**Stated exercise**
Reproduce the data exactly and drop any pictures it holds.

**Data block**
--- begin ---

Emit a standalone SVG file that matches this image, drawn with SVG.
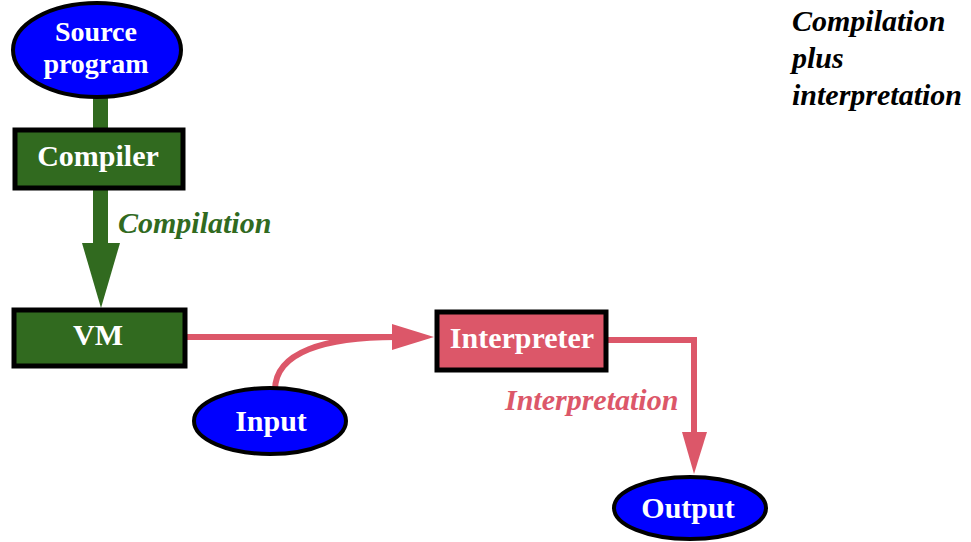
<svg xmlns="http://www.w3.org/2000/svg" width="971" height="542" viewBox="0 0 971 542">
<style>
.lbl{font-family:"Liberation Serif","Times New Roman",serif;font-weight:bold;font-size:30px;fill:#fff;text-anchor:middle}
.src{font-size:28px}
.it{font-family:"Liberation Serif","Times New Roman",serif;font-weight:bold;font-style:italic;font-size:30px}
.ell{fill:#0000ff;stroke:#000;stroke-width:4}
.gbox{fill:#316a1f;stroke:#000;stroke-width:5}
.rbox{fill:#dc5769;stroke:#000;stroke-width:5}
.red{fill:none;stroke:#dc5769;stroke-width:6}
</style>
<rect width="971" height="542" fill="#fff"/>
<g id="connectors">
  <rect x="93" y="96" width="15" height="34" fill="#316a1f"/>
  <rect x="93" y="188" width="15" height="58" fill="#316a1f"/>
  <polygon points="82,243 120,243 101,308" fill="#316a1f"/>
  <line class="red" x1="187" y1="337" x2="396" y2="337"/>
  <path class="red" d="M275,390 C275,352 325,337 396,337"/>
  <polygon points="392,324 434,337 392,350" fill="#dc5769"/>
  <polyline class="red" points="608,340 694,340 694,436"/>
  <polygon points="682,432 707,432 694,474" fill="#dc5769"/>
</g>
<g id="source">
  <ellipse class="ell" cx="97" cy="50" rx="84" ry="47"/>
  <text class="lbl src" x="96" y="41">Source</text>
  <text class="lbl src" x="96" y="73">program</text>
</g>
<g id="compiler">
  <rect class="gbox" x="15" y="130" width="168" height="58"/>
  <text class="lbl" x="98" y="166">Compiler</text>
</g>
<g id="vm">
  <rect class="gbox" x="14" y="310" width="171" height="56"/>
  <text class="lbl" x="98" y="345">VM</text>
</g>
<g id="interpreter">
  <rect class="rbox" x="437" y="312" width="169" height="58"/>
  <text class="lbl" x="522" y="348">Interpreter</text>
</g>
<g id="input">
  <ellipse class="ell" cx="270" cy="421" rx="76" ry="33"/>
  <text class="lbl" x="271" y="431">Input</text>
</g>
<g id="output">
  <ellipse class="ell" cx="690" cy="508" rx="76" ry="31"/>
  <text class="lbl" x="688" y="518">Output</text>
</g>
<text class="it" x="118" y="233" fill="#316a1f">Compilation</text>
<text class="it" x="505" y="410" fill="#dc5769">Interpretation</text>
<g id="title" class="it" fill="#000">
  <text x="792" y="31">Compilation</text>
  <text x="792" y="68">plus</text>
  <text x="792" y="105">interpretation</text>
</g>
</svg>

--- end ---

**Response to this exercise**
Emit a standalone SVG file that matches this image, drawn with SVG.
<svg xmlns="http://www.w3.org/2000/svg" width="971" height="542" viewBox="0 0 971 542">
<style>
.lbl{font-family:"Liberation Serif","Times New Roman",serif;font-weight:bold;font-size:30px;fill:#fff;text-anchor:middle}
.src{font-size:28px}
.it{font-family:"Liberation Serif","Times New Roman",serif;font-weight:bold;font-style:italic;font-size:30px}
.ell{fill:#0000ff;stroke:#000;stroke-width:4}
.gbox{fill:#316a1f;stroke:#000;stroke-width:5}
.rbox{fill:#dc5769;stroke:#000;stroke-width:5}
.red{fill:none;stroke:#dc5769;stroke-width:6}
</style>
<rect width="971" height="542" fill="#fff"/>
<g id="connectors">
  <rect x="93" y="96" width="15" height="34" fill="#316a1f"/>
  <rect x="93" y="188" width="15" height="58" fill="#316a1f"/>
  <polygon points="82,243 120,243 101,308" fill="#316a1f"/>
  <line class="red" x1="187" y1="337" x2="396" y2="337"/>
  <path class="red" d="M275,390 C275,352 325,337 396,337"/>
  <polygon points="392,324 434,337 392,350" fill="#dc5769"/>
  <polyline class="red" points="608,340 694,340 694,436"/>
  <polygon points="682,432 707,432 694,474" fill="#dc5769"/>
</g>
<g id="source">
  <ellipse class="ell" cx="97" cy="50" rx="84" ry="47"/>
  <text class="lbl src" x="96" y="41">Source</text>
  <text class="lbl src" x="96" y="73">program</text>
</g>
<g id="compiler">
  <rect class="gbox" x="15" y="130" width="168" height="58"/>
  <text class="lbl" x="98" y="166">Compiler</text>
</g>
<g id="vm">
  <rect class="gbox" x="14" y="310" width="171" height="56"/>
  <text class="lbl" x="98" y="345">VM</text>
</g>
<g id="interpreter">
  <rect class="rbox" x="437" y="312" width="169" height="58"/>
  <text class="lbl" x="522" y="348">Interpreter</text>
</g>
<g id="input">
  <ellipse class="ell" cx="270" cy="421" rx="76" ry="33"/>
  <text class="lbl" x="271" y="431">Input</text>
</g>
<g id="output">
  <ellipse class="ell" cx="690" cy="508" rx="76" ry="31"/>
  <text class="lbl" x="688" y="518">Output</text>
</g>
<text class="it" x="118" y="233" fill="#316a1f">Compilation</text>
<text class="it" x="505" y="410" fill="#dc5769">Interpretation</text>
<g id="title" class="it" fill="#000">
  <text x="792" y="31">Compilation</text>
  <text x="792" y="68">plus</text>
  <text x="792" y="105">interpretation</text>
</g>
</svg>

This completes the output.